In order to determine whether computers can replace lawyers, the above-mentioned legal reasoning processes need to be examined in the light of artificial intelligence. Issues discussed here will be classification of facts according to rules, balancing act, interpretation and lastly the concept of prediction of an outcome of a case.
Classification, as aforesaid, is not a logical process. While in one situation, it may be decided that a fact is an instance of a rule, in another it can be held that it is not even though it seems that it a would be perfectly reasonable decision. AI are already capable of being taught to profile information to be able to classify. One such instance is the personalised pricing where depending on information that was collected about a customer, the prices will be adjusted accordingly to suit their trend. However, there are also AIs who were unable to do this task correctly. The Odyssey, court software which records the judgements of judges, for example in terms of warrants, has in this case erroneously classified individuals to be arrested, while some even had to register as sex offenders. Google AI has also been seen to make a mistake when it labelled photos of two darker-skinned people as “gorillas”.

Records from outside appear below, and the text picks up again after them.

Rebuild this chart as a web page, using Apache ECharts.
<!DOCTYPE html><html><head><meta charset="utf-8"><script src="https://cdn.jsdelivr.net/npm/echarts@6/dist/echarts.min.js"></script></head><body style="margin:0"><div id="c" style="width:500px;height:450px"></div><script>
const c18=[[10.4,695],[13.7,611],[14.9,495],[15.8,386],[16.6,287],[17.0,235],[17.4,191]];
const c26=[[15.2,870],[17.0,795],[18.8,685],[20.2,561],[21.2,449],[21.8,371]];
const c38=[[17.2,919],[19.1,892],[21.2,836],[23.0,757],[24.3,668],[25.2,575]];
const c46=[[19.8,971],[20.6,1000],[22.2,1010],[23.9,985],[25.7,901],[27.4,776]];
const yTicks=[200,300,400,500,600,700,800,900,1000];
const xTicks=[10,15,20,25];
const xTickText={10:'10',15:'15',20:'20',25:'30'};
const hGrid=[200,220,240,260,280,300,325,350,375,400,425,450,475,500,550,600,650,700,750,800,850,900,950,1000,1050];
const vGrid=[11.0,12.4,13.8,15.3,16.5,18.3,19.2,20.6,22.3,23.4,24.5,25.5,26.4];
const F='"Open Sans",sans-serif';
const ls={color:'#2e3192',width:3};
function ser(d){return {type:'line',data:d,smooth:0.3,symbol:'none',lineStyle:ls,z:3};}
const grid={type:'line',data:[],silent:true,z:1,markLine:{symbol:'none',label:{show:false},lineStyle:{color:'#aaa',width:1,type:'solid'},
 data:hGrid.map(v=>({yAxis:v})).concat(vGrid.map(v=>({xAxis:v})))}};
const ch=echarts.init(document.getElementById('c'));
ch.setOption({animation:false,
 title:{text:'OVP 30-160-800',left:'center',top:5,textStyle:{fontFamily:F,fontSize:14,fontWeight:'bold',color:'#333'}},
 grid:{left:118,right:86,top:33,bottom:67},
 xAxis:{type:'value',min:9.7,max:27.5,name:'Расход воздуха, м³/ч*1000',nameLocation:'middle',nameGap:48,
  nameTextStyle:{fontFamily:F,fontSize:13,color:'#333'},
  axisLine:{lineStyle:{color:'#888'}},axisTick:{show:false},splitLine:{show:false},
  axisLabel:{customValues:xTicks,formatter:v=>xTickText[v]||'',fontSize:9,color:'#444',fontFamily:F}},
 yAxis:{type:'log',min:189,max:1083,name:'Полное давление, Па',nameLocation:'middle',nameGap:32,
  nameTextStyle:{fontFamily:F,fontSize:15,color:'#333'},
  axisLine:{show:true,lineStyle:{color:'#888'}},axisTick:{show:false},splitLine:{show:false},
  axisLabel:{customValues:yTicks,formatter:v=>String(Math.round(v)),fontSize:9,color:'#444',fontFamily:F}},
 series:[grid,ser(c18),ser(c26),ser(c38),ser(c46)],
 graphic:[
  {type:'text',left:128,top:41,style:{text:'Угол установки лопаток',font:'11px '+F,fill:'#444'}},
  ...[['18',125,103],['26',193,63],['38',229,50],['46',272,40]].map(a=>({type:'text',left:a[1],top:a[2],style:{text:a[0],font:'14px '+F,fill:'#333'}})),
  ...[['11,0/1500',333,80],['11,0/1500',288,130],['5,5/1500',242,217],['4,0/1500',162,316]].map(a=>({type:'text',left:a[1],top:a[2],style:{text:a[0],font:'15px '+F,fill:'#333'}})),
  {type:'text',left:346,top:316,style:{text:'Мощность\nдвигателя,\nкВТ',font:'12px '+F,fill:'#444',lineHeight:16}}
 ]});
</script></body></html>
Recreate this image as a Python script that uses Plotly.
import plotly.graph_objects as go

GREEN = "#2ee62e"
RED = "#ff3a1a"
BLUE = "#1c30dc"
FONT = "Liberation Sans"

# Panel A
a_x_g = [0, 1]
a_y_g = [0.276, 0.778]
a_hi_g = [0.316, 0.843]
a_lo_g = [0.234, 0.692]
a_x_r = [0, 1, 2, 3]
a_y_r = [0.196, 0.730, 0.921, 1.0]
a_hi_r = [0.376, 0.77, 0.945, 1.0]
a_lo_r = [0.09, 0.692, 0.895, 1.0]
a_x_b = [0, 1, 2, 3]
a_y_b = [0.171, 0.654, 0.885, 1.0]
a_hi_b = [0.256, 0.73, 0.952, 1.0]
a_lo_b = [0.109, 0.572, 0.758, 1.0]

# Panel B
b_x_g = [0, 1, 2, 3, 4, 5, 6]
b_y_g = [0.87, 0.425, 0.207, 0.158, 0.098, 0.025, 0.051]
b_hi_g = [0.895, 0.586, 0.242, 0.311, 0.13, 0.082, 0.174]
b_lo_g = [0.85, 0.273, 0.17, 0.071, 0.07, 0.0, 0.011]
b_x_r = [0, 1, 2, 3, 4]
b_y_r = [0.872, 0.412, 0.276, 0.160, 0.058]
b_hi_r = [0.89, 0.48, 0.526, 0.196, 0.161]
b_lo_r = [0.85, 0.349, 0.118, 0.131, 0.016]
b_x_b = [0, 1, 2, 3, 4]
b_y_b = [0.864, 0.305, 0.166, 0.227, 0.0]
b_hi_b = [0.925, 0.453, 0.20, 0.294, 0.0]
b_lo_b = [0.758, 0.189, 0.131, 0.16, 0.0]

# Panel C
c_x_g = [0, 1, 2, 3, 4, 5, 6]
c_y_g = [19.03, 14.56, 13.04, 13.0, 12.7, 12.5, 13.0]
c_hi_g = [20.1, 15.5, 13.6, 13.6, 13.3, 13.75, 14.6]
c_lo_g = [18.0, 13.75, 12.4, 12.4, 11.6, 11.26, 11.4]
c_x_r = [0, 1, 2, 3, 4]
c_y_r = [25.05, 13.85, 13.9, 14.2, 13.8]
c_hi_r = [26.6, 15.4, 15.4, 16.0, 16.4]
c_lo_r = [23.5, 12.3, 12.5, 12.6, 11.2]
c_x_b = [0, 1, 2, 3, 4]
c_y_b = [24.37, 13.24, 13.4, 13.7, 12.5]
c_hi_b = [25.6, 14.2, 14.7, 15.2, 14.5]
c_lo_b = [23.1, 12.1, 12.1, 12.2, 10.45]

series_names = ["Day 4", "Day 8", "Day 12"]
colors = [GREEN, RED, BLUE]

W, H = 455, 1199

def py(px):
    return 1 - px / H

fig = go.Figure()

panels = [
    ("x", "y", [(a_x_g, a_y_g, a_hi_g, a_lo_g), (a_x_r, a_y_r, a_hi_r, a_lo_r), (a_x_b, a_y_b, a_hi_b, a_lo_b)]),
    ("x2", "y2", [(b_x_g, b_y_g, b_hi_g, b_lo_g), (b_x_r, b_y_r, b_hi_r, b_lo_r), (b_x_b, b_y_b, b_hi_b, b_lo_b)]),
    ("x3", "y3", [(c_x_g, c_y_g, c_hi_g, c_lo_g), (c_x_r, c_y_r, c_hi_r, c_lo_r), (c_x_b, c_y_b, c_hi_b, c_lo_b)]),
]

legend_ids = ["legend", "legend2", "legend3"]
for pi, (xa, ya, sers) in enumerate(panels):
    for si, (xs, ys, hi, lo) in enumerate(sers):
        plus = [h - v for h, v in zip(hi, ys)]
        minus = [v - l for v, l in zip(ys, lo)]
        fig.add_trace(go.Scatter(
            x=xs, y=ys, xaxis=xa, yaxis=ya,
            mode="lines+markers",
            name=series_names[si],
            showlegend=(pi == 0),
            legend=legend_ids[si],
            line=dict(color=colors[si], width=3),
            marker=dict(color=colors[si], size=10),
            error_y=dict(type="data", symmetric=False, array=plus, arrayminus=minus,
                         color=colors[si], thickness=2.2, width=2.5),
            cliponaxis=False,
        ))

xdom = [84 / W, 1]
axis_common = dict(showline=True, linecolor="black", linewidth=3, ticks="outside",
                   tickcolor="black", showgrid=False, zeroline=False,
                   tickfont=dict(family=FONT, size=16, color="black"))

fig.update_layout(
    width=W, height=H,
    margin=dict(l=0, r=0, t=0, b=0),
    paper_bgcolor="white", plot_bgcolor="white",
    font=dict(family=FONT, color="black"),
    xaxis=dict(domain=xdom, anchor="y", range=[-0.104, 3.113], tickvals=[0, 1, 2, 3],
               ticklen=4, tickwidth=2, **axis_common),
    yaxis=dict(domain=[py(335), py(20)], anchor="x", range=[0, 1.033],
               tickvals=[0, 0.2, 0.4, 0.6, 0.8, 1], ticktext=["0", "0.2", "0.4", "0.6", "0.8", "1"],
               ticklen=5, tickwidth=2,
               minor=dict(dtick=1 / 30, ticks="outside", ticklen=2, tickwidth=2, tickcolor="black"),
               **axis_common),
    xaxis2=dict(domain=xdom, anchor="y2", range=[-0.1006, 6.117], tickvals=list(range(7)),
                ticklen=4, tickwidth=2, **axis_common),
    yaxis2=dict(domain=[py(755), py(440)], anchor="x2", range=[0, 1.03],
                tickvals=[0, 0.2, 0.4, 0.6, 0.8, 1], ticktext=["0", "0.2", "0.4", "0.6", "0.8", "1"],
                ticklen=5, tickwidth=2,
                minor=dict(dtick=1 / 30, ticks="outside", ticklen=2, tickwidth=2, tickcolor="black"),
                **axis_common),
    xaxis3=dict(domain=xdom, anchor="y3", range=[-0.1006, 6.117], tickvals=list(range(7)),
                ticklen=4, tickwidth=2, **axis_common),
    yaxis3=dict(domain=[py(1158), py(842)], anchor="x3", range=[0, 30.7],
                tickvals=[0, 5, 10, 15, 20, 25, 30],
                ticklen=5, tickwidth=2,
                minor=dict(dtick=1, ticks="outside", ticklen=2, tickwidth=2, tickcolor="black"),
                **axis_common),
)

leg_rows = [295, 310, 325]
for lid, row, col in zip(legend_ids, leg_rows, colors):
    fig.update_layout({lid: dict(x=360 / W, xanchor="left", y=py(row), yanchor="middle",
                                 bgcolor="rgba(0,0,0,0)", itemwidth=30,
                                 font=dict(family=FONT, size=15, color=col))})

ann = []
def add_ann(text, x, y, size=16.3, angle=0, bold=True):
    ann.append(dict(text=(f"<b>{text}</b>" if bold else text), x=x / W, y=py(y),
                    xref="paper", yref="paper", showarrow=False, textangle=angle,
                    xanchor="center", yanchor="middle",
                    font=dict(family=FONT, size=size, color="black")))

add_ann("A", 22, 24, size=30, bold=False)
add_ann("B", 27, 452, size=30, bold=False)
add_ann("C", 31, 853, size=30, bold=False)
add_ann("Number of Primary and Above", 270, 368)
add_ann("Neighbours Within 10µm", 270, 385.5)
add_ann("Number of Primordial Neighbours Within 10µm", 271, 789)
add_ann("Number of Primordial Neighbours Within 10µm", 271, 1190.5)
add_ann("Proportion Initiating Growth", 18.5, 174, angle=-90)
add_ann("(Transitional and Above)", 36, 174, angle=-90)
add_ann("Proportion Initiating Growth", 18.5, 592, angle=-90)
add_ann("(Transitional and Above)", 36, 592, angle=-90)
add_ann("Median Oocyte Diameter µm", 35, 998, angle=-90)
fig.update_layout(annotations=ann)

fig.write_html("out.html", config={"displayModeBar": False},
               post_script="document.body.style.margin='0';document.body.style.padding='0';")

Balancing of sources is another issue to be briefly discussed. Ernst makes a convincing argument in this regard. He states that the process used to balance information, algorithms are not to be underestimated. The data, while vast and seemingly objective due to its variety, is chosen based on values and preferences of the creator, who has to make a decision which criteria bears what weight.
Interpretation can cause difficulties even for humans, especially what rule is to be used to read the source. Number of AIs currently manufactured, such as Alexa or Siri, utilise natural language processing to aid them. Bouazis defines this as “a computer program’s ability to understand spoken and written language”. However, merely understanding the formal and slang language as it is in a dictionary is not enough. Following Baude and Sachs’s argument, legal interpretation is not just concerned with the meaning of the words but what law they signify and what is its position within the wider body of law? Dervanović further articulates this argument by indicating limitations of language in reference to “unused legal provisions, of which validity does not expire by non-usage, while elements of language may cease to exist without usage”.
Lastly, foreseeing a decision of a case by use of a computer may not be far. Blue J Legal created a software that is capable of predicting the outcomes of Employment Law cases. The ‘Classifier’ is said to “uncover hidden patterns in case law by discerning relationships between individual factors and court decision outcomes”. Thus, it is capable of predicting the outcome of a case based on the responses given to the twenty or so questions to be answered with up to 90% accuracy. By using the software, other decisions can also be explored by changing any one answer to the questions given.
To conclude, while AIs have seen vast improvements and are able to ultimately foretell decisions of a court based on facts and precedents given, the process that reaches that stage is uncertain. Computers are still unable to grasp the concept of rules and their place in the law as a whole. Furthermore, classification test has also been unsuccessful in numerous instances and balancing is subject to bias of the creator of the computer. Computers cannot replace lawyers however, by working alongside them but still leaving humans to be the ones to call the shots, productivity of humanity can be greatly increased. This would allow for more focus into the more pressing matters of legal reasoning while still maintaining high standards and accountability.